Robust Beamforming Design for IRS-Aided URLLC in D2D Networks

TL;DR

This paper proposes a two-stage IRS-assisted D2D communication protocol to enhance reliability and meet latency constraints in industrial IoT multiuser MISO systems, with optimized beamforming for perfect and imperfect CSI.

Contribution

It introduces a novel IRS-D2D protocol with joint beamforming optimization, improving reliability in IIoT scenarios under various CSI conditions.

Findings

IRS with optimized reflection matrix significantly improves reliability.

D2D communication boosts successful decoding rate.

Protocol maintains reliability despite CSI estimation errors.

Abstract

Intelligent reflecting surface (IRS) and device-to-device (D2D) communication are two promising technologies for improving transmission reliability between transceivers in communication systems.
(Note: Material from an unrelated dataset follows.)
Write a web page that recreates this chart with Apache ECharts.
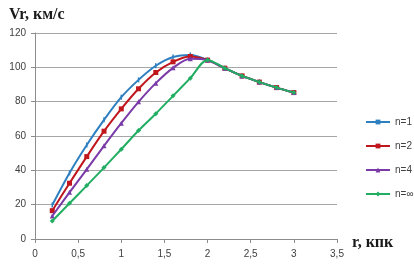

In this paper, we consider the design of reliable communication between the access point (AP) and actuators for a downlink multiuser multiple-input single-output (MISO) system in the industrial IoT (IIoT) scenario. We propose a two-stage protocol combining IRS with D2D communication so that all actuators can successfully receive the message from AP within a given delay. The superiority of the protocol is that the communication reliability between AP and actuators is doubly augmented by the IRS-aided first-stage transmission and the second-stage D2D transmission. A joint optimization problem of active and passive beamforming is formulated, which aims to maximize the number of actuators with successful decoding. We study the joint beamforming problem for cases where the channel state information (CSI) is perfect and imperfect. For each case, we develop efficient algorithms that include convergence and complexity analysis. Simulation results demonstrate the necessity and role of IRS with a well-optimized reflection matrix, and the D2D network in promoting reliable communication. Moreover, the proposed protocol can enable reliable communication even in the presence of stringent latency requirements and CSI estimation errors.